How will you Invest $1m?

If you are given $1m to invest, what will you possibly invest it in?

Crypto assets, right?

Well, that is a good choice for obvious reasons. One of such reasons is that the industry has the potential to disrupt the global financial system.

But, what is the first factor you will need to consider before investing? Have you thought about that already?

Yes, it is the potential risk involved in investing in crypto assets. Just as the quotes state that ‘no pain, no gain’ is true in crypto business.

Before a farmer thinks of harvest he has to labor and wait for months, even years. This means his resources including labour, capital and time are at stake.

If the farm fails to produce as expected, the investment will be a loss. On the other hand if it produces, then he will reap a bounty harvest.

The same is applicable to a crypto investor. He has many things at stake, his money, the time and other things he has to invest in expectation of a good yield.

What if the outcome turns out to be negative? But, what if it turns out to be positive?

This is exactly what risk is all about. It is all about your readiness to sacrifice in expectation for an uncertain future return.

In this article, I shall be explaining the various forms of crypto risks. Also, how you can mitigate the risks in order to enjoy a profitable investment.

Understanding the forms of Crypto Risks

Cryptopreneurs such as crypto traders and crypto investors use a concept called risk to reward ratio. It is a ratio that helps one to measure how much return to expect if one is willing to lose a certain amount of capital.

For example, R/R=1/10.

This means that you will have a return of $10 for willing to lose $1 in investment.

It also means that for every $10 gain, you can lose $1 invested.

But, for a better understanding, I will break down the forms of risk in cryptocurrency.

  • Volatility Risk

Volatility is a critical feature of some cryptocurrencies. It is a feature which makes the price of some crypto to fluctuate from time to time.

It can simply be said of the absence of price stability in the crypto market. For instance the price of BTC can be $50k currently, in 30 minutes time; it can decline by 10%, i.e. $45K.

It is so because the market price is controlled by demand and supply. How does it affect cryptopreneurs?

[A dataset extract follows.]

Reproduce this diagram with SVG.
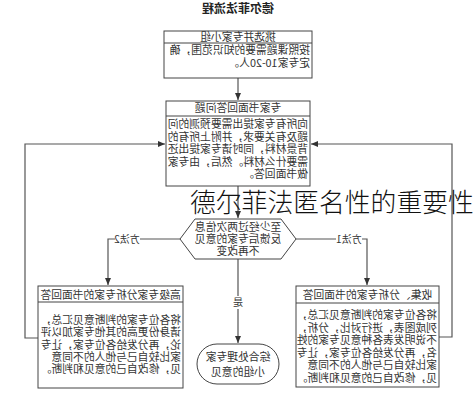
<svg xmlns="http://www.w3.org/2000/svg" width="476" height="400" viewBox="0 0 476 400">
<style>
.box{fill:#fff;stroke:#444;stroke-width:1}
.sep{stroke:#444;stroke-width:1}
.t{font-family:"Noto Sans CJK SC","Noto Sans",sans-serif;font-size:10.8px;fill:#333}
.c{text-anchor:middle}
.lbl{font-family:"Noto Sans CJK SC","Noto Sans",sans-serif;font-size:10px;fill:#333;text-anchor:middle}
.ttl{font-family:"Noto Sans CJK SC","Noto Sans",sans-serif;font-size:12px;font-weight:bold;fill:#222;text-anchor:middle}
.ln{fill:none;stroke:#555;stroke-width:1.2}
.ov{font-family:"Noto Sans CJK SC",sans-serif;font-size:25.8px;font-weight:300;fill:#111}
</style>
<defs>
<marker id="ar" markerUnits="userSpaceOnUse" markerWidth="7" markerHeight="6" refX="7" refY="3" orient="auto">
<path d="M0,0 L7,3 L0,6 z" fill="#333"/>
</marker>
</defs>
<rect width="476" height="400" fill="#fff"/>
<g transform="matrix(-1 0 0 1 476 0)">
<text class="ttl" x="238" y="13">德尔菲法流程</text>
<g id="connectors">
<path class="ln" d="M238 78 V100" marker-end="url(#ar)"/>
<path class="ln" d="M238 186 V218" marker-end="url(#ar)"/>
<path class="ln" d="M238 259 V296 M238 309 V343" marker-end="url(#ar)"/>
<path class="ln" d="M180 239 H140 M114 239 H109 V285" marker-end="url(#ar)"/>
<path class="ln" d="M296 239 H336 M361 239 H368 V285" marker-end="url(#ar)"/>
<path class="ln" d="M37 337 H24 V144 H165" marker-end="url(#ar)"/>
<path class="ln" d="M438 338 H451 V144 H311" marker-end="url(#ar)"/>
<text class="lbl" x="127" y="243">方法1</text>
<text class="lbl" x="349" y="243">方法2</text>
<text class="lbl" x="238" y="306">是</text>
</g>
<g id="node-form">
<rect class="box" x="164" y="31" width="148" height="47"/>
<line class="sep" x1="164" y1="43" x2="312" y2="43"/>
<text class="t c" x="238" y="41">挑选并专家小组</text>
<text class="t" x="166" y="54">按照课题需要的知识范围，确</text>
<text class="t" x="166" y="67">定专家10-20人。</text>
</g>
<g id="node-answer">
<rect class="box" x="166" y="101" width="144" height="85"/>
<line class="sep" x1="166" y1="116" x2="310" y2="116"/>
<text class="t c" x="238" y="112">专家书面回答问题</text>
<text class="t" x="168" y="128">向所有专家提出需要预测的问</text>
<text class="t" x="168" y="140.5">题及有关要求，并附上所有的</text>
<text class="t" x="168" y="153">背景材料，同时请专家提出还</text>
<text class="t" x="168" y="165.5">需要什么材料。然后，由专家</text>
<text class="t" x="168" y="178">做书面回答。</text>
</g>
<g id="node-decision">
<polygon class="box" points="180,239 195,219 281,219 296,239 281,259 195,259"/>
<text class="t c" x="238" y="231">至少经过两次信息</text>
<text class="t c" x="238" y="243">反馈后专家的意见</text>
<text class="t c" x="238" y="255">不再改变</text>
</g>
<g id="node-method1">
<rect class="box" x="37" y="286" width="143" height="101"/>
<line class="sep" x1="37" y1="303" x2="180" y2="303"/>
<text class="t c" x="108.5" y="299">收集、分析专家的书面回答</text>
<text class="t" x="39" y="319">将各位专家的判断意见汇总，</text>
<text class="t" x="39" y="331.5">列成图表，进行对比，分析，</text>
<text class="t" x="39" y="344">不说明发表各种意见专家的姓</text>
<text class="t" x="39" y="356.5">名，再分发给各位专家，让专</text>
<text class="t" x="39" y="369">家比较自己与他人的不同意</text>
<text class="t" x="39" y="381.5">见，修改自己的意见和判断。</text>
</g>
<g id="node-method2">
<rect class="box" x="293" y="286" width="145" height="102"/>
<line class="sep" x1="293" y1="302" x2="438" y2="302"/>
<text class="t c" x="365.5" y="298.5">高级专家分析专家的书面回答</text>
<text class="t" x="295" y="324">将各位专家的判断意见汇总，</text>
<text class="t" x="295" y="336">请身份更高的其他专家加以评</text>
<text class="t" x="295" y="348.5">论，再分发给各位专家，让专</text>
<text class="t" x="295" y="361">家比较自己与他人的不同意</text>
<text class="t" x="295" y="373">见，修改自己的意见和判断。</text>
</g>
<g id="node-result">
<rect class="box" x="197" y="344" width="82" height="40" rx="20" ry="20"/>
<text class="t c" x="238" y="361">综合处理专家</text>
<text class="t c" x="238" y="376">小组的意见</text>
</g>
</g>
<text class="ov" x="190" y="212">德尔菲法匿名性的重要性</text>
</svg>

Due to the effect of volatility, your capital can decline and your profit can also increase depending on the market situation.

I will show you how to maximise and manage the volatility risk.

  • Security Risk

Valuable things always face security challenges. Crypto assets are not excluded from security threats. But this kind of security threat is termed cybersecurity threats.

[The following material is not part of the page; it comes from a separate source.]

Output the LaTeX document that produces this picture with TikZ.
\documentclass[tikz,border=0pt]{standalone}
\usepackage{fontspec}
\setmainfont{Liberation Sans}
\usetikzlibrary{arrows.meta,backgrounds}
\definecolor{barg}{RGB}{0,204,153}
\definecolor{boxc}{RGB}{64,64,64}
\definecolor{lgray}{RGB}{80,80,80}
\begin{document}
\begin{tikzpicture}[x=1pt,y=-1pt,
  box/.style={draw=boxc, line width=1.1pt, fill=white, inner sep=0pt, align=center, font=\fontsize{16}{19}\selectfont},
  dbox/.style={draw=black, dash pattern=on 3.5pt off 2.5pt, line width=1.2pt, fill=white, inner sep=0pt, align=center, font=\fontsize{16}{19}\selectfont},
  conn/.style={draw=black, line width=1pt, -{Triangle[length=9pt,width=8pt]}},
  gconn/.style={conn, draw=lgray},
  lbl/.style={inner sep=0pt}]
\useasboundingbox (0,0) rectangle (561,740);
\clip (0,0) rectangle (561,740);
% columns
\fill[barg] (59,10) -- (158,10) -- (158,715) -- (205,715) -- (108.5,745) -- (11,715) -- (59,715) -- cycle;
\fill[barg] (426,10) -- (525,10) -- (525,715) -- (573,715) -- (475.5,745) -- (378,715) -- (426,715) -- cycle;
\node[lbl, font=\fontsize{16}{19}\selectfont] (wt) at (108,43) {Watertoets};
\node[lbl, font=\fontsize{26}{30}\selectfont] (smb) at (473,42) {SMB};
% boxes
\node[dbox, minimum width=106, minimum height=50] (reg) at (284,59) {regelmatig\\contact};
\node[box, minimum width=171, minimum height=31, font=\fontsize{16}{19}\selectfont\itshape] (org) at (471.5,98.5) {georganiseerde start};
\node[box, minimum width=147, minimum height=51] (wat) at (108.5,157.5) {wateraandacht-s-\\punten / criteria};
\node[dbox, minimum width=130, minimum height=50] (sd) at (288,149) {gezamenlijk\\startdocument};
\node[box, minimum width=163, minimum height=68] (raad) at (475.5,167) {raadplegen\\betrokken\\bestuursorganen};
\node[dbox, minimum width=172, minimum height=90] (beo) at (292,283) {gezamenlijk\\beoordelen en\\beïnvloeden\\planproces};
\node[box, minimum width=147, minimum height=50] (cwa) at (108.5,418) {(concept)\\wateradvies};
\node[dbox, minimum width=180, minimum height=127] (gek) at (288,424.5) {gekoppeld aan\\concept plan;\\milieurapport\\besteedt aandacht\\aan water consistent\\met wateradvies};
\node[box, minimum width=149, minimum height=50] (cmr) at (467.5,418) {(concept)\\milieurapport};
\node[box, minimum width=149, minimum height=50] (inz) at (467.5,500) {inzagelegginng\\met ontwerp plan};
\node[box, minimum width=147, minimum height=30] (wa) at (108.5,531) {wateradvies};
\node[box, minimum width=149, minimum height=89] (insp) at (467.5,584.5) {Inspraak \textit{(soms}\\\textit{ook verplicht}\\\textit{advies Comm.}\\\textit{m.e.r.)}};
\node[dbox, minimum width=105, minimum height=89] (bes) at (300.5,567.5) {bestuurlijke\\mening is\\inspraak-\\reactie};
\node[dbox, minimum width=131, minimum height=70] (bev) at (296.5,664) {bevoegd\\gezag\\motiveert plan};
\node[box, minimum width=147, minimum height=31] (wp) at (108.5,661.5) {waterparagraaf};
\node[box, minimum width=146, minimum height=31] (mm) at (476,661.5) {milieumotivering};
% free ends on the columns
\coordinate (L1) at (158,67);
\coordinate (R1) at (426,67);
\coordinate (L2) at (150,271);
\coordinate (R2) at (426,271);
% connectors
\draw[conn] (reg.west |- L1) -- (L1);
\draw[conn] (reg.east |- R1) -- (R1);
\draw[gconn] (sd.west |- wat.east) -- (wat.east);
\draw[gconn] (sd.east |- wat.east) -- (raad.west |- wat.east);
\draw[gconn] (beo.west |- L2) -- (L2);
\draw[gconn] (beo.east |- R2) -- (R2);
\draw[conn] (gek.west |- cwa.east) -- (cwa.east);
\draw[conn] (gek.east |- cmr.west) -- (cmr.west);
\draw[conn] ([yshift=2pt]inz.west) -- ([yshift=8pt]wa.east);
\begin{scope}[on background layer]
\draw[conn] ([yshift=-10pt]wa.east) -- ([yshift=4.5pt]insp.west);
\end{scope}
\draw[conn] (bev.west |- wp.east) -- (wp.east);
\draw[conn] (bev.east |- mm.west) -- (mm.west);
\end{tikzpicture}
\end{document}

Since crypto assets are purely in digital form the threats are also in digital form or via the internet. There are scammers and hackers looking for measures to gain entrance into your crypto assets and steal them.

This is why crypto security practice is very important. It will help you to protect your crypto assets from hackers and scammers.

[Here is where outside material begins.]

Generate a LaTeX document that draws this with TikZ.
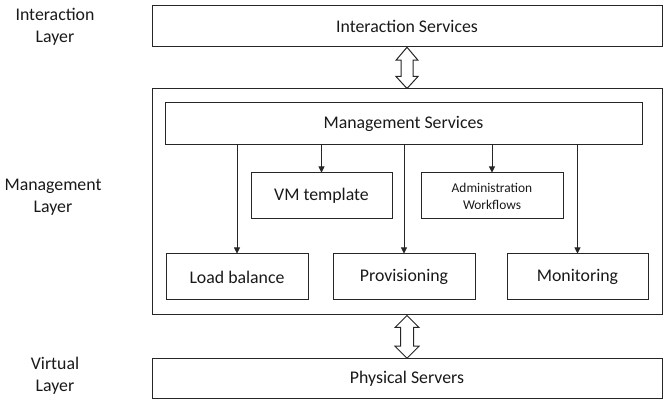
\documentclass[tikz,border=0pt]{standalone}
\usepackage{fontspec}
\setmainfont{Carlito}
\usetikzlibrary{arrows.meta,calc}
\begin{document}
\begin{tikzpicture}[x=1pt,y=-1pt,
  box/.style={draw=black!85, line width=1pt, rectangle, inner sep=0pt,
    align=center, font=\fontsize{17.8}{21}\selectfont, text=black!90},
  smallbox/.style={box, font=\fontsize{13.4}{17}\selectfont},
  layer/.style={align=center, font=\fontsize{17.8}{22}\selectfont, text=black!90},
  feed/.style={draw=black!85, line width=0.9pt, -{Triangle[length=6pt,width=6pt]}},
  hollow/.style={draw=black!85, line width=1pt, fill=white, line join=miter}]
\useasboundingbox (0,0) rectangle (665,403);

% layer boxes
\node[box, minimum width=510, minimum height=41.5] (inter) at (407,26) {Interaction Services};
\node[box, minimum width=510, minimum height=226] (mgmt) at (407,202) {};
\node[box, minimum width=510, minimum height=39.5] (phys) at (407,378.5) {Physical Servers};

% management components
\node[box, minimum width=477, minimum height=42] (msvc) at (403.5,124) {Management Services};
\node[box, minimum width=141, minimum height=46] (vm) at (321.5,196) {VM template};
\node[smallbox, minimum width=142, minimum height=46] (admin) at (492,196) {Administration\\Workflows};
\node[box, minimum width=142, minimum height=46] (lb) at (237,277) {Load balance};
\node[box, minimum width=142, minimum height=46] (prov) at (404,277) {Provisioning};
\node[box, minimum width=141, minimum height=46] (mon) at (577.5,277) {Monitoring};

% layer labels
\node[layer] (linter) at (55,27) {Interaction\\Layer};
\node[layer] (lmgmt) at (53,197.5) {Management\\Layer};
\node[layer] (lvirt) at (55,376) {Virtual\\Layer};

% feeds from the management services
\foreach \t in {lb,vm,prov,admin,mon}
  \draw[feed] (msvc.south -| \t.north) -- (\t.north);

% hollow double arrows between layers
\path (inter.south) coordinate (t1) (mgmt.north) coordinate (t2)
      (mgmt.south) coordinate (b1) (phys.north) coordinate (b2);
\draw[hollow] (t1) -- ($(t1)+(11,13)$) -- ($(t1)+(6,13)$) -- ($(t2)+(6,-12)$)
  -- ($(t2)+(11,-12)$) -- (t2) -- ($(t2)+(-11,-12)$) -- ($(t2)+(-6,-12)$)
  -- ($(t1)+(-6,13)$) -- ($(t1)+(-11,13)$) -- cycle;
\draw[hollow] (b1) -- ($(b1)+(12,12)$) -- ($(b1)+(6.5,12)$) -- ($(b2)+(6.5,-12)$)
  -- ($(b2)+(12,-12)$) -- (b2) -- ($(b2)+(-12,-12)$) -- ($(b2)+(-6.5,-12)$)
  -- ($(b1)+(-6.5,12)$) -- ($(b1)+(-12,12)$) -- cycle;
\end{tikzpicture}
\end{document}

I will explain the measures in the next session.

  • Timing Risk

This is another form of risk in the crypto business. Some people, who invest in crypto assets, don’t know the right time to invest and the right time to exit the investment.

Because of this problem, they tend to enter the market at the wrong time and exit the market at the wrong time.

With the right understanding of timing regarding when to buy and when to sell, you will end up not getting the best from investing in crypto.

How to Mitigate Crypto Risk

Haven explained the risks; I shall proceed to show you ways to mitigate the potential risks explained.

  • Buying the Dip Strategy

This is one of the best strategies to maximize volatility. It is simply waiting to buy when the market dips and sell when the market marks an all time high.

But, how do you know when the market is in the dip? Psychologically, during the dip there is bad news around crypto flying around and the price of crypto is ridiculously low.

Technically, the RSI is below 30, showing a sign of bearish zone.

  • Stop Loss and Take Profit Strategy

In order to minimize the risk of losing your capital in a bear market, you should learn how to use stop loss. The same is true when you want to maximize your profit in crypto, you should learn to take profit.

These two approaches are functions which are available in most exchanges. Trenndify Academy explains and demonstrates in this video how to use Stop loss and take profit on Binance.

  • Exchange 2FA

Crypto exchanges are platforms where you buy and sell crypto assets. There are many cyber criminals that may want to have access to your account.

You access your account with a password and an email address. But to add a second layer of security, there is a 2 factor authentication security measure.

It is a code which only you have access to that enables you to access your account securely after entering your email and password.

Ensure you activate this in your exchange account.

  • Crypto Wallet Security

There are two forms of keys used in crypto wallets. The public key is the address that you use to receive and send coins. It is called a public key because it should not be hidden and it is used to do transactions.

Then, we have a private key which is your code to access your wallet. It is called a private key because whoever owns the key owns the crypto assets.

Ensure you keep your private keys from third parties. It is advised that you save it in more than one place.

Final Thought.

While the crypto business has risk, it is also a fact that it has a good and huge upside. The issue is not about the risk but how to mitigate them to get the best from your investment.

Trenndify believes that this knowledge will help you to manage the risk profitably.